Directions for this task: Begin at the first line of the data and copy each line through the one containing "import plotly.graph_objects as go", that line included, with no pictures.

* BEGIN *

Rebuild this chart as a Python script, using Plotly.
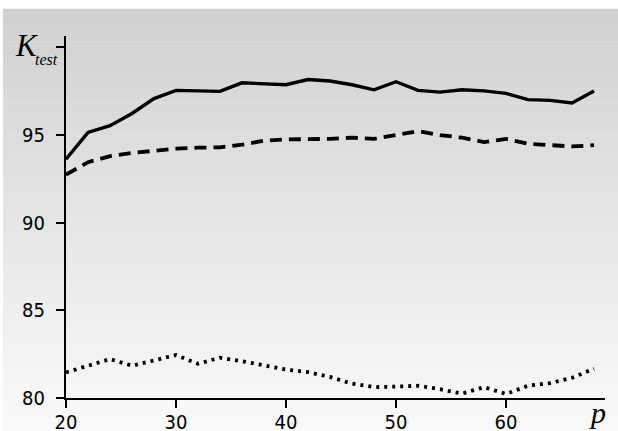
import plotly.graph_objects as go

p_values = [20, 22, 24, 26, 28, 30, 32, 34, 36, 38, 40, 42, 44, 46, 48, 50, 52, 54, 56, 58, 60, 62, 64, 66, 68]
solid_series = [93.62, 95.15, 95.53, 96.23, 97.08, 97.55, 97.52, 97.49, 97.98, 97.92, 97.87, 98.17, 98.08, 97.87, 97.58,
                98.04, 97.55, 97.45, 97.58, 97.52, 97.38, 97.02, 96.98, 96.83, 97.51]
dashed_series = [92.74, 93.45, 93.8, 93.98, 94.1, 94.22, 94.28, 94.3, 94.45, 94.68, 94.75, 94.75, 94.78, 94.85, 94.78,
                 95.0, 95.22, 95.0, 94.85, 94.6, 94.78, 94.5, 94.42, 94.35, 94.42]
dotted_series = [81.46, 81.85, 82.22, 81.84, 82.15, 82.45, 81.95, 82.3, 82.1, 81.85, 81.62, 81.48, 81.2, 80.82, 80.62,
                 80.65, 80.7, 80.5, 80.25, 80.62, 80.23, 80.7, 80.85, 81.15, 81.67]
y_ticks = [80, 85, 90, 95, 100]
y_tick_labels = ["80", "85", "90", "95", " "]
x_ticks = [20, 30, 40, 50, 60]
x_tick_labels = ["20", "30", "40", "50", "60"]

W, H = 618, 431
L, R, T, B = 66, 13, 36, 33
pw, ph = W - L - R, H - T - B

fig = go.Figure()
fig.add_trace(go.Scatter(x=p_values, y=solid_series, mode="lines",
                         line=dict(color="black", width=3.4), showlegend=False))
fig.add_trace(go.Scatter(x=p_values, y=dashed_series, mode="lines",
                         line=dict(color="black", width=3.8, dash="12px,7px"), showlegend=False))
fig.add_trace(go.Scatter(x=p_values, y=dotted_series, mode="lines",
                         line=dict(color="black", width=3.8, dash="3px,5px"), showlegend=False))

# background vertical gradient (white margin at top/left)
shapes = []
top_px, bot_px, left_px = 9, H, 3
n = 90
for i in range(n):
    y0p = top_px + (bot_px - top_px) * i / n
    y1p = top_px + (bot_px - top_px) * (i + 1) / n
    t = (i + 0.5) / n
    g = int(round(208 + (250 - 208) * t))
    shapes.append(dict(type="rect", xref="paper", yref="paper", layer="below",
                       x0=(left_px - L) / pw, x1=(W - L) / pw,
                       y0=(H - B - y1p) / ph, y1=(H - B - y0p) / ph + 0.001,
                       fillcolor=f"rgb({g},{g},{g})", line=dict(width=0)))

tick_font = dict(family="Liberation Sans Narrow, DejaVu Sans Condensed, Arial Narrow, sans-serif",
                 size=20, color="black")
serif = "Liberation Serif, Times New Roman, serif"


def py_to_paper(py):
    return (H - B - py) / ph


def px_to_paper(px):
    return (px - L) / pw


fig.update_layout(
    width=W, height=H,
    margin=dict(l=L, r=R, t=T, b=B),
    paper_bgcolor="white",
    plot_bgcolor="rgba(0,0,0,0)",
    shapes=shapes,
    xaxis=dict(range=[20, 69], showgrid=False, zeroline=False, showline=True, linecolor="black", linewidth=2,
               ticks="outside", ticklen=8, tickwidth=1.5, tickcolor="black", automargin=False,
               tickvals=x_ticks, ticktext=x_tick_labels, tickfont=tick_font, ticklabelstandoff=-3),
    yaxis=dict(range=[80, 100.65], showgrid=False, zeroline=False, showline=True, linecolor="black", linewidth=2,
               ticks="outside", ticklen=8, tickwidth=1.5, tickcolor="black", automargin=False,
               tickvals=y_ticks, ticktext=y_tick_labels, tickfont=tick_font, ticklabelstandoff=7),
    annotations=[
        dict(xref="paper", yref="paper", x=px_to_paper(13), y=py_to_paper(45), xanchor="left", yanchor="middle",
             text="<i>K</i>", showarrow=False,
             font=dict(family=serif, size=31, color="black")),
        dict(xref="paper", yref="paper", x=px_to_paper(33), y=py_to_paper(59), xanchor="left", yanchor="middle",
             text="<i>test</i>", showarrow=False,
             font=dict(family=serif, size=16, color="black")),
        dict(xref="paper", yref="paper", x=px_to_paper(608), y=py_to_paper(412), xanchor="right", yanchor="middle",
             text="<i>p</i>", showarrow=False,
             font=dict(family=serif, size=30, color="black")),
    ],
)

fig.write_html("out.html", config={"displayModeBar": False},
               post_script="document.body.style.margin='0';document.body.style.overflow='hidden';")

* END *

Output of the task:
Rebuild this chart as a Python script, using Plotly.
import plotly.graph_objects as go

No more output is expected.